I am not in charge. Of IRS regulations. Of brutality, one human against another. Of how a friend reacts to what I say. Of where the junco nests this year. Of somebody who refuses the help which will keep her safe. Of the tense movie that taunts me to stay but offers no resolution to the drama. Of war, environmental degradation, over-consumption, waste, the political system, grave economic disparity, corporate control, a one-size-fits-all public school education, or the ladies at the bank who eye me warily when I politely decline their offer of yet one more credit card “with all the benefits.”
Nope. I am not in charge of the outcome.
I had a few days this week in which my wheels spun out of
control. The trite stuff of daily life mounted up into a rotting, stinky pile
that resembled the larger, systemic issues over which I feel little sense of
agency. This is what happens when I feel how outside of the mainstream American
life I really do live. This is what occurs when I feel the world’s pain
transformed into my own, the place where anima mundi converges with my small
conception of self as separate.
Sometimes I forget (my interconnected soul) and, instead, think that I can
- alone - do The Big Thing that will
change all the pain, injustices, contradictions of Life into a smooth-running
world of harmony, compassion and peace.
No. Certainly not one act. Not alone. (I think that's called arrogance.)
All I can strive toward is a daily practice of action, of
doing “my part.” And I must do my
part. It is the only thing I can do, and it is the best thing I can do. To
surrender to life and the systems I feel powerless to change and to step into
each moment with the fullness, awareness of my task – that is my part. I must
allow the feelings to come and to accept them. I don’t have to wallow in or change
them. (I think that’s called self-indulgence.)
I take responsibility. And I rest in that.
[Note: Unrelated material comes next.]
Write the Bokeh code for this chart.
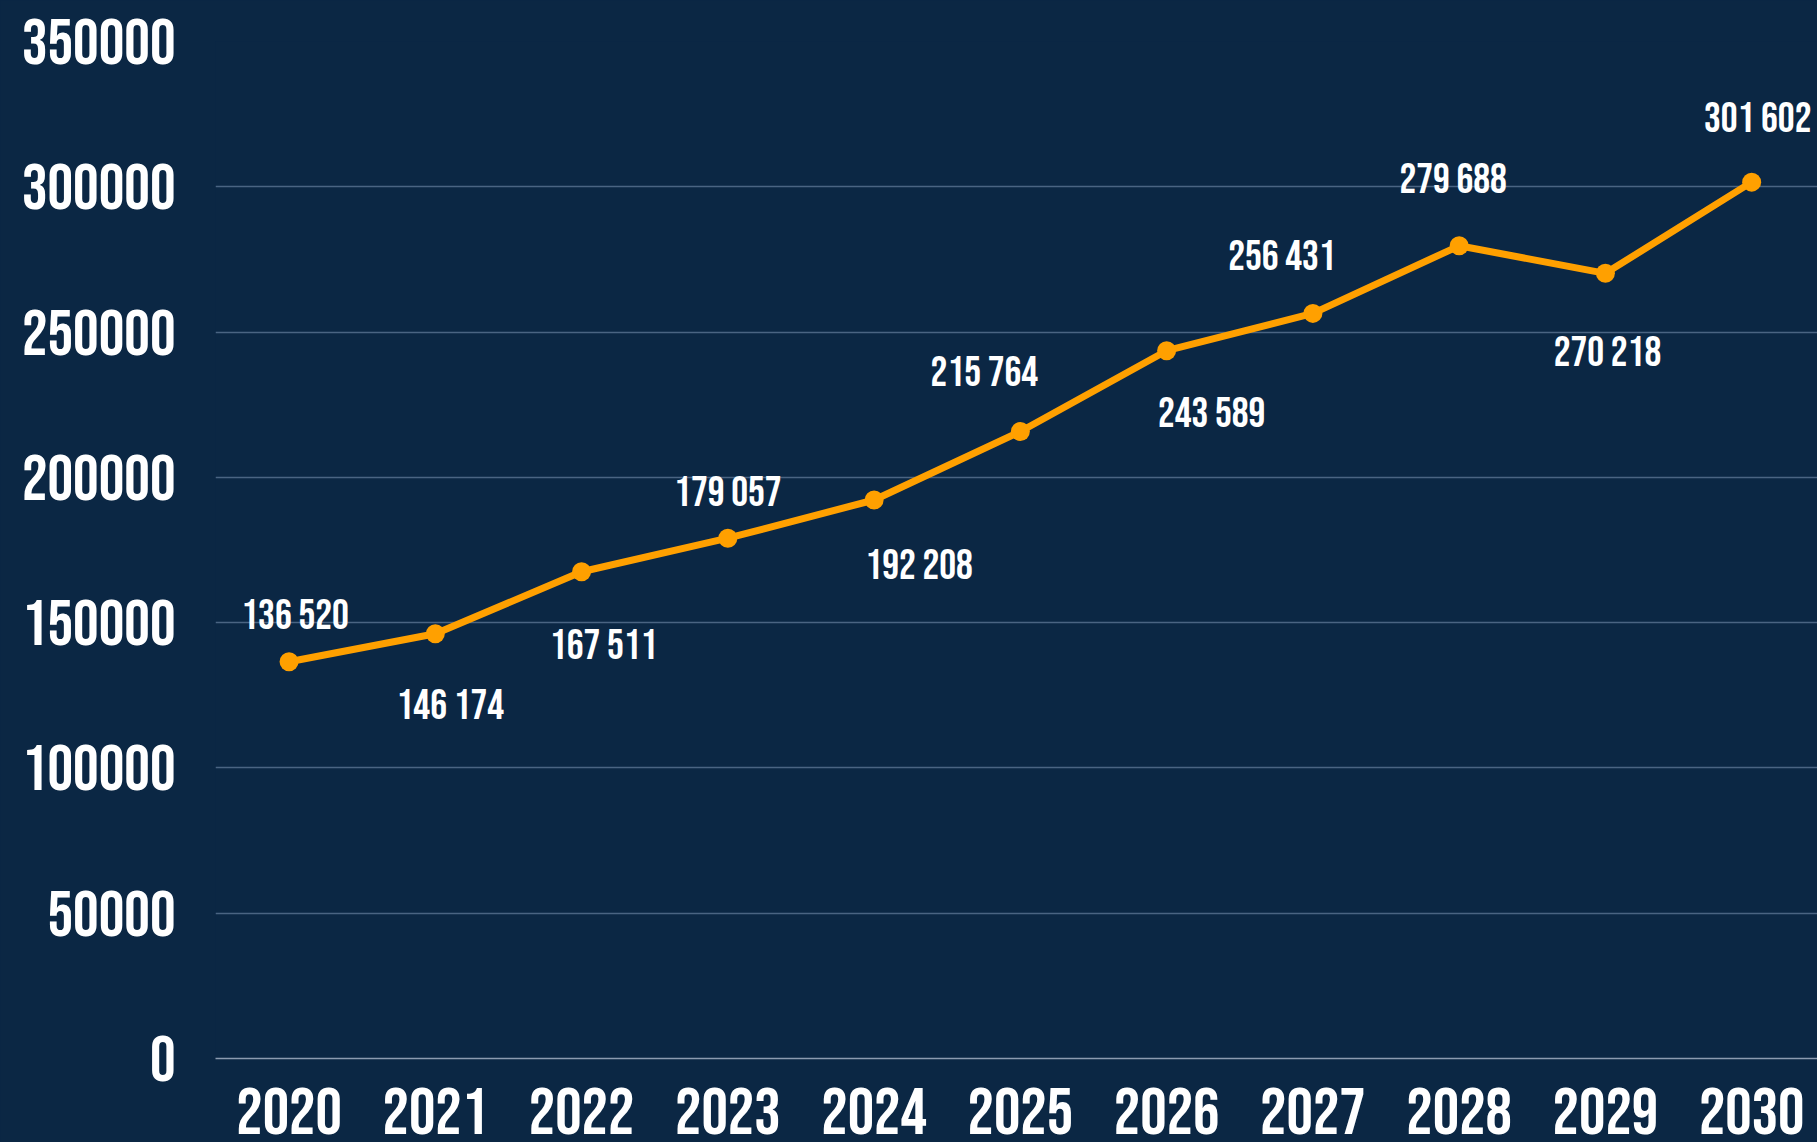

I can live in the balanced place which is, for me, that
quietude with the feelings – watching them come and go. In still silence
waiting, observing what’s happening within. And doing this until the right
action comes like a glorious dawn.
Inspiration…a deep inhalation, an insight that calls me to
action at the top of the breath, the slow exhale into the action.
Then I focus each act, each attitude, each breath during
the day, on deliberate, specific movement that flows toward that which I’ve
been called to do.
Letting outcome go. Changing the system (whichever one it
is with which I find fault, or on which I want to place the blame), begins with
me. It starts with a relinquishing of control, the desire to manipulate. It is
about hearing the call of the heart’s wisdom and allowing each task in which I
engage to be one of deep, abiding attention so that I am moved, the earth is
moved, closer to a pattern of living that is open-ended.
Goals point toward…
Quiet gives me space to listen…
The moment requires focused action…
There must be continual release, over and over again, of an
outcome I cannot control, predict…
And there I find the relief of remembering that I am not in
charge. We all have a piece that is rightfully ours. How can we each do that
piece that is ours to undertake in any moment and do so fueled by compassion,
directed by insight, relieved of being in charge of the outcome?
I am not the (only) one who can change a system. I am the only one who can do my piece in contribution toward a shift... toward a vital, compassionate practice of living on this
earth in harmony with all beings, with all that is.